▶

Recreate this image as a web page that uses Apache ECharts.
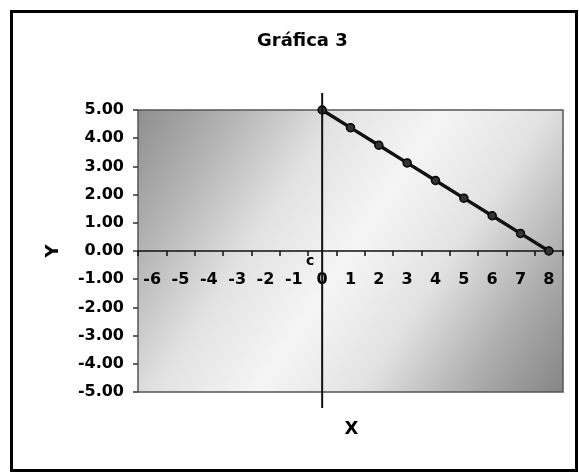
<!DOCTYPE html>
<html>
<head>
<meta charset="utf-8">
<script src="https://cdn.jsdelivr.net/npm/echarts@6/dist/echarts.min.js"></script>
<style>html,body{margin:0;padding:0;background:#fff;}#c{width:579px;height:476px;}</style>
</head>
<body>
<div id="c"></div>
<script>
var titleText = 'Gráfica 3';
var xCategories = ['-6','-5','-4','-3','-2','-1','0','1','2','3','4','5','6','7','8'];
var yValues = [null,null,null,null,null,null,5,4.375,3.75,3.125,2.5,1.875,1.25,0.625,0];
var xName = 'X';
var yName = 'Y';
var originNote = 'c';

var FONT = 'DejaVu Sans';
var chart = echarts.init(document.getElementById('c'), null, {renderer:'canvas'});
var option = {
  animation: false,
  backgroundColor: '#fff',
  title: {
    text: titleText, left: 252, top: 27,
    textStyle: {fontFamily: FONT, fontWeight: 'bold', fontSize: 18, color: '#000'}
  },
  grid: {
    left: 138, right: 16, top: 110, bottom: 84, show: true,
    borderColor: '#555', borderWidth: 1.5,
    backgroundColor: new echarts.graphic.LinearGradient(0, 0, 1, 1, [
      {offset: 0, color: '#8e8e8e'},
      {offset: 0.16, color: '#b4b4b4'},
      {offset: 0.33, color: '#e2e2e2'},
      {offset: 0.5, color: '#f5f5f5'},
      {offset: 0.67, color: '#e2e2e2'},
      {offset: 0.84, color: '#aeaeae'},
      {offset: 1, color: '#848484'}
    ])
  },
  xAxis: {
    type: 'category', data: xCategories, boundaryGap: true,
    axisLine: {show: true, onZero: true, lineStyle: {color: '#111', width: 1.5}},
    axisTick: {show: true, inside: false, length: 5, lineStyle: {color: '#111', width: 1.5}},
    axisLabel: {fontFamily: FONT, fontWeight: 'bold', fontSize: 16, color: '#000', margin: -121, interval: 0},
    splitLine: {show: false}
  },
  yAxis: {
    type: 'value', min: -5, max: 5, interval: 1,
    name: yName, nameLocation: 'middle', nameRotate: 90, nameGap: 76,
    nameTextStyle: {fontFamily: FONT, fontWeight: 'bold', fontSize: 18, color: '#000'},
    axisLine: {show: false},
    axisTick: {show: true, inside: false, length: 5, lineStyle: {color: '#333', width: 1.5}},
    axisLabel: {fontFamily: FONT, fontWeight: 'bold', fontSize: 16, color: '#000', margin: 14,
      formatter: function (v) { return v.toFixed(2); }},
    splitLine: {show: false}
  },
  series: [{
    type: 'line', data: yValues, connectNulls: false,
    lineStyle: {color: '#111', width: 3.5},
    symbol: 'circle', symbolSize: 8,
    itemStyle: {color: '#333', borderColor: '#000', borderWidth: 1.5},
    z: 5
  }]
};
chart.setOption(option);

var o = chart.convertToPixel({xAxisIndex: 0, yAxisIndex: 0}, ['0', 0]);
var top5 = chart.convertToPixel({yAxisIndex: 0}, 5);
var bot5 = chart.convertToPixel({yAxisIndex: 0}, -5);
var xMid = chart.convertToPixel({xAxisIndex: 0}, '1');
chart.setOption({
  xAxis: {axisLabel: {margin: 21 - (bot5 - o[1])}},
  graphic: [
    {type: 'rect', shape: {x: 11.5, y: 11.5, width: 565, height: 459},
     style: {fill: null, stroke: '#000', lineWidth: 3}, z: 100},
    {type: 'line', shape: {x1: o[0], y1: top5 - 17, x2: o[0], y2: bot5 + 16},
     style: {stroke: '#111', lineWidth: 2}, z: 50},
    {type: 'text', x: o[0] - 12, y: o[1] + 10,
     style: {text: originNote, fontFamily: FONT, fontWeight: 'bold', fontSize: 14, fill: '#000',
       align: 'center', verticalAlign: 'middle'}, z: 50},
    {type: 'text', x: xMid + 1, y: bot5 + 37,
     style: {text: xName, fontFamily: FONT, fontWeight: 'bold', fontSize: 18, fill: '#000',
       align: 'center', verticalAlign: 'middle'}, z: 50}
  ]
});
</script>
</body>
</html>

◀

#### [Task description]
Restate the data word for word from its first line through the line with "var originNote = 'c';", leaving out any picture along the way.

#### [Solution to this task]
Recreate this image as a web page that uses Apache ECharts.
<!DOCTYPE html>
<html>
<head>
<meta charset="utf-8">
<script src="https://cdn.jsdelivr.net/npm/echarts@6/dist/echarts.min.js"></script>
<style>html,body{margin:0;padding:0;background:#fff;}#c{width:579px;height:476px;}</style>
</head>
<body>
<div id="c"></div>
<script>
var titleText = 'Gráfica 3';
var xCategories = ['-6','-5','-4','-3','-2','-1','0','1','2','3','4','5','6','7','8'];
var yValues = [null,null,null,null,null,null,5,4.375,3.75,3.125,2.5,1.875,1.25,0.625,0];
var xName = 'X';
var yName = 'Y';
var originNote = 'c';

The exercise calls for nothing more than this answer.